This is our seventh post in the series and the third in answer to the question of what Christians ought to DO in light of the coronavirus. In the first (DO post), we echoed the bible’s call to hope and not fear. In the second we tried to help you see the need to light up the world with love. In this one we want to show you the need to strike a balance between being wise and taking risks.
Balancing Wisdom and Risk
My brother-in-law once had this t-shirt.
For the most part that’s just another way of saying that honoring God means balancing biblical wisdom and gospel risk. That is, we need to do our best to live in the world as it truly is while valuing the name of Jesus more than life itself. Sometimes finding and living in that balance is easy and sometimes it is hard. For instance, what if your neighbor was sick with the coronavirus and needed help. There’s a type of wisdom that would have you keep your distance, but a type of gospel risk that would have you run over there. What should you do? What’s the proper balance? Let’s briefly consider each charge and then a few ways we might put them together in practice.

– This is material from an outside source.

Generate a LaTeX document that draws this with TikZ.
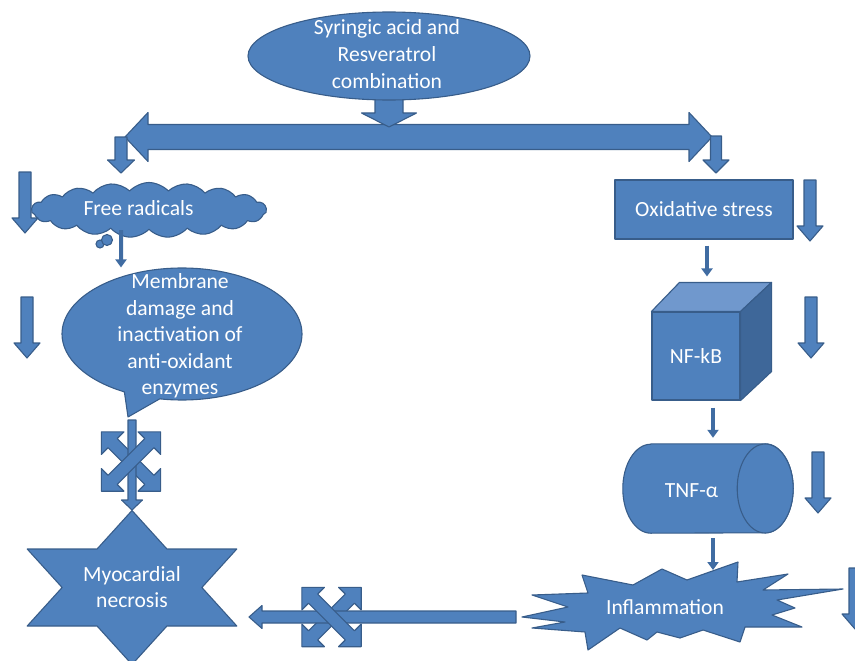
\documentclass[tikz,border=0pt]{standalone}
\usepackage{fontspec}
\setmainfont{Carlito}
\usetikzlibrary{shapes.geometric,shapes.symbols,shapes.callouts,arrows.meta}

\definecolor{boxblue}{RGB}{79,129,189}
\definecolor{rimblue}{RGB}{56,93,138}
\definecolor{topblue}{RGB}{112,152,205}
\definecolor{sideblue}{RGB}{62,103,153}
\definecolor{flowblue}{RGB}{64,108,162}

\tikzstyle{blueshape} = [fill=boxblue, draw=rimblue, line width=1.1pt, line join=round]
\tikzstyle{txt} = [text=white, font=\fontsize{21.6}{26.5}\selectfont, align=center, inner sep=0pt]
\tikzstyle{flow} = [draw=flowblue, line width=4pt, -{Triangle[width=11pt,length=8pt]}]

% block arrow: x, y, angle, length, shaft half width, head half width, head length
\newcommand{\blockarrow}[7]{%
  \begin{scope}[shift={(#1,#2)}, rotate=#3]
    \draw[blueshape] (0,-#5) -- ({#4-#7},-#5) -- ({#4-#7},-#6) -- (#4,0)
      -- ({#4-#7},#6) -- ({#4-#7},#5) -- (0,#5) -- cycle;
  \end{scope}}
% same with a head at both ends, centred on x, y
\newcommand{\twowayarrow}[7]{%
  \begin{scope}[shift={(#1,#2)}, rotate=#3]
    \draw[blueshape] ({-#4/2},0) -- ({-#4/2+#7},-#6) -- ({-#4/2+#7},-#5)
      -- ({#4/2-#7},-#5) -- ({#4/2-#7},-#6) -- ({#4/2},0) -- ({#4/2-#7},#6)
      -- ({#4/2-#7},#5) -- ({-#4/2+#7},#5) -- ({-#4/2+#7},#6) -- cycle;
  \end{scope}}

\begin{document}
\begin{tikzpicture}[x=1pt, y=-1pt]
    \useasboundingbox (0,0) rectangle (855,661);

    % top
    \twowayarrow{418.5}{137}{0}{587}{12.5}{24.5}{23}
    \blockarrow{389}{95}{-90}{32}{14}{27.5}{14}
    \node[blueshape, ellipse, minimum width=282pt, minimum height=88pt, inner sep=0pt] (combo) at (389,56) {};
    \node[txt, font=\fontsize{21.6}{27}\selectfont] (combotext) at (387,54) {Syringic acid and\\Resveratrol\\combination};
    \blockarrow{121}{137}{-90}{36}{6}{13.5}{13}
    \blockarrow{716}{136}{-90}{37}{5.5}{13}{13}

    % left branch
    \node[blueshape, cloud, cloud puffs=19, cloud puff arc=95, aspect=4.27,
          minimum width=235pt, minimum height=55pt, inner sep=0pt] (cloud) at (149,210) {};
    \node[txt] (cloudtext) at (138.5,208) {Free radicals};
    \draw[blueshape] (100,244) circle (4);
    \draw[blueshape] (107,240) circle (5.5);
    \node[blueshape, ellipse callout, minimum width=240pt, minimum height=132pt, inner sep=0pt,
          callout absolute pointer={(128,417)}, callout pointer arc=18] (bubble) at (182,334) {};
    \node[txt] (bubbletext) at (180,336) {Membrane\\damage and\\inactivation of\\anti-oxidant\\enzymes};
    \draw[flow] ([xshift=-28pt]cloud.south) -- ([xshift=-61pt]bubble.north);

    \twowayarrow{131}{461.5}{-45}{84}{6.5}{16}{16}
    \blockarrow{132}{420}{-90}{90}{4}{10.5}{10}
    \twowayarrow{131}{461.5}{45}{84}{6.5}{16}{16}

    \draw[blueshape] (132,510.5) \foreach \k in {1,...,11} {
        -- ({132+(1-0.42265*mod(\k,2))*121*cos(90+30*\k)}, {587.5-(1-0.42265*mod(\k,2))*77*sin(90+30*\k)}) } -- cycle;
    \node[txt] (necrosis) at (132,587) {Myocardial\\necrosis};

    % right branch
    \node[blueshape, txt, minimum width=178pt, minimum height=59pt] (ox) at (704,209.5) {Oxidative stress};
    \node[blueshape, txt, minimum width=88pt, minimum height=88pt] (nfkb) at (696,356) {NF-kB};
    \draw[blueshape, fill=topblue] (nfkb.north west) -- ++(28,-29) -- ([shift={(31,-29)}]nfkb.north east) -- (nfkb.north east) -- cycle;
    \draw[blueshape, fill=sideblue] (nfkb.north east) -- ++(31,-29) -- ([shift={(31,-29)}]nfkb.south east) -- (nfkb.south east) -- cycle;
    \node[minimum width=170pt, minimum height=89pt, inner sep=0pt] (tnf) at (708,488.5) {};
    \draw[blueshape] ([xshift=28pt]tnf.north west) -- ([xshift=-28pt]tnf.north east) arc (-90:90:28 and 44.5)
        -- ([xshift=28pt]tnf.south west) arc (90:270:28 and 44.5) -- cycle;
    \draw[blueshape] ([xshift=-28pt]tnf.east) ellipse (28 and 44.5);
    \node[txt] (tnftext) at (691.5,491) {TNF-α};

    \draw[blueshape] (522,617) -- (568,607) -- (532,595) -- (588,593) -- (582,575) -- (633,585)
        -- (662,569) -- (687,580) -- (738,562) -- (737,582) -- (788,574) -- (763,590) -- (843,589)
        -- (777,600) -- (795,608) -- (772,615) -- (802,627) -- (745,627) -- (740,642) -- (703,630)
        -- (680,638) -- (657,632) -- (647,640) -- (620,628) -- (588,650) -- (585,632) -- (532,628)
        -- (565,622) -- cycle;
    \node[txt] (infl) at (665,607) {Inflammation};
    \coordinate (inflTop) at (713,570);

    \draw[flow] ([xshift=3pt,yshift=-6pt]ox.south) -- ([xshift=11pt,yshift=35pt]nfkb.north);
    \draw[flow] ([xshift=17pt,yshift=-7pt]nfkb.south) -- ([xshift=5pt,yshift=6pt]tnf.north);
    \draw[flow] ([xshift=5pt,yshift=-5pt]tnf.south) -- (inflTop);

    % blocked path back to the necrosis
    \twowayarrow{331.5}{617}{45}{84}{6.5}{16}{16}
    \blockarrow{516}{617}{180}{267}{6}{11.5}{13}
    \twowayarrow{331.5}{617}{-45}{84}{6.5}{16}{16}

    % side arrows
    \foreach \x/\ya in {25/172, 27/297, 810/180, 811/297, 818/452, 855/568}
        \blockarrow{\x}{\ya}{-90}{61}{6}{13}{15};
\end{tikzpicture}
\end{document}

I think the best definition of wisdom is something like–knowing how to honor God in any given situation. God charges His people to seek this kind of wisdom.
Proverbs 4:7 The beginning of wisdom is this: Get wisdom, and whatever you get, get insight.

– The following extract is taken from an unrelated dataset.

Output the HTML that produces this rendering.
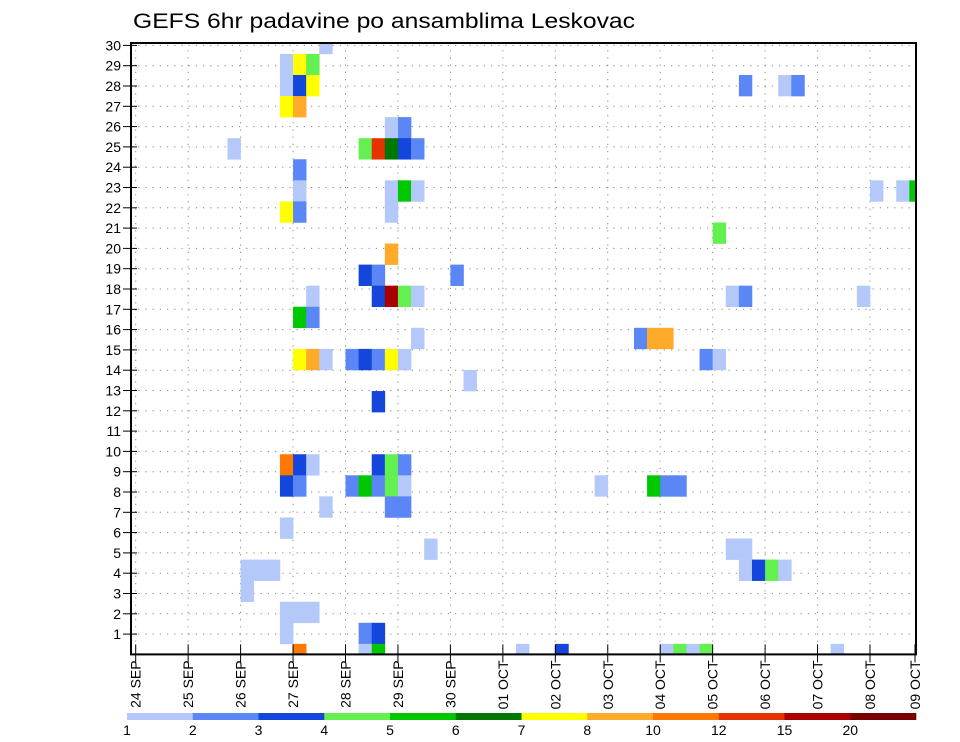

And yet, God also tells us that He alone can give wisdom.
James 1:5 If any of you lacks wisdom, let him ask God, who gives generously to all without reproach, and it will be given him.
In simplest terms, on a practical level, gaining this kind of wisdom from God involves two steps. First, we need God’s help to understand the world as it is, and then we need God’s help to understand what God would have us do about it.

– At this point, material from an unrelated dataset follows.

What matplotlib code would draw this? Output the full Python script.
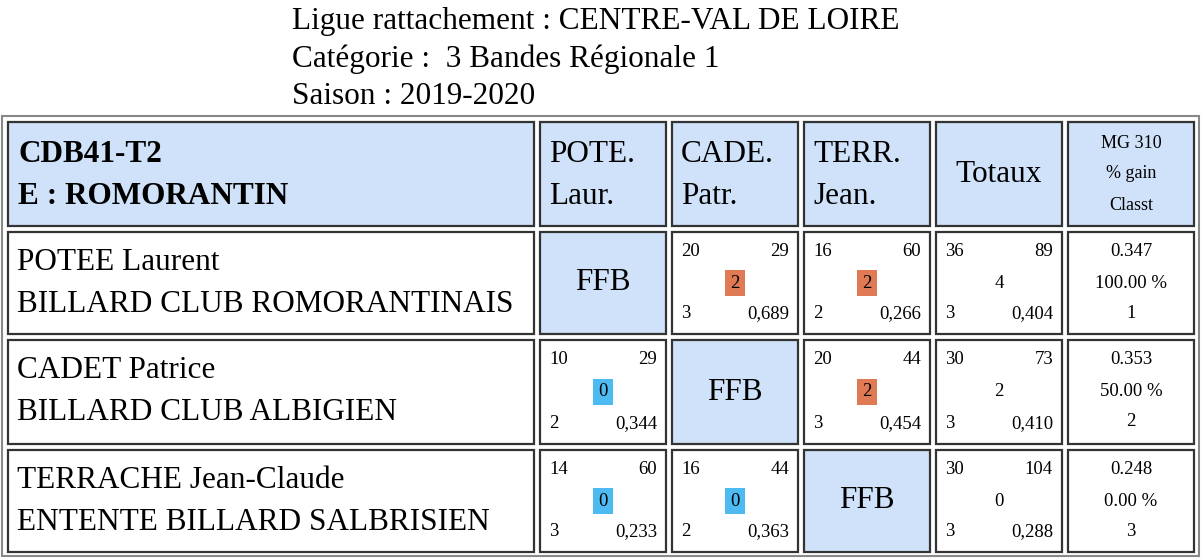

Gaining an understanding of the world as it truly is requires God’s help because God alone truly understands the world as it is. Some aspects of the world are unchanging and revealed in the bible. For instance, the world is under a curse (Genesis 3), people are sinful by nature (Romans 3:23), and the devil is constantly prowling around seeking people to devour (1 Peter 5:8). These things are always true of the world and, therefore, taking them into account is always a part of walking in wisdom. Some things, however, are changing and we need God’s help to understand them in a different way. The exact nature of this virus, for instance, requires a kind of understanding that few seem to possess today, and yet understanding it is an important part in knowing how to rightly respond to it. And that leads us to the second step in gaining wisdom.
As I mentioned above, knowing how things are is not enough. Wisdom also entails knowing what God would have us do about those things. Again, biblical wisdom is such that some aspects of our response to the virus will remain the same regardless of the nature of the virus. For instance, we are called to love our neighbors and hope in Christ no matter what (as we tried to show in the last two posts). And yet wisdom also calls us to respond in unique ways given the specific nature of the disease. If the virus is in reality nothing more than the common flu, then God’s wisdom might have us respond one way. But if it is in reality more on par with the Ebola virus, then God’s wisdom might have us respond at least somewhat differently. If the main issue is contracting it ourselves, biblical wisdom calls for one thing and if the main issue is infecting others, then biblical wisdom calls for something else.
So what are we to do? How are we to find a right balance? The answer, I believe, begins with the fact that God’s word repeatedly calls God’s people to be willing to lay our lives down for the sake of the gospel.
Philippians 1:21-23 For to me to live is Christ, and to die is gain. 22 If I am to live in the flesh, that means fruitful labor for me. Yet which I shall choose I cannot tell. 23 I am hard pressed between the two. My desire is to depart and be with Christ, for that is far better.
Gospel risk, then, is one of the unchanging responses God calls his people to regardless of our circumstances. That is, in reality there really is no tension between biblical wisdom and gospel risk; for gospel risk (properly understood) is always wise. Our aim must be to make Christ known, whether in our sickness or in our health; in our life or in our death. The trick for us, and the heart of the wisdom we need, is in knowing exactly what gospel risk entails. Once we know it we eagerly “risk” walking in it even if it leads to our suffering, our mocking, our being fined or imprisoned, or even our death.
Putting it All into Practice
- Take in your bible more than you take in everything else combined.
- Listen to this brief interview on discerning risk.
- Try to discern where you get your news from and whether it’s true. Ask yourself questions: Is this true, or what I hope to be true? Am I reading this because I already agree with it? Does this position fit with other perspectives across different mediums? What credentials does the reporter have (medical expert, reporter, celebrity)?
- Work out an actual scenario. Would I be willing to risk infection if…Would this bring glory to God even if it costs me…
- Pray for wisdom.
- Ask others for help to discern and brainstorm practical ways to love those around you. “Is this wise? Is this risk necessary? Am I being too cautious? Would Jesus’ glory be more clearly seen if I ___ or ___?”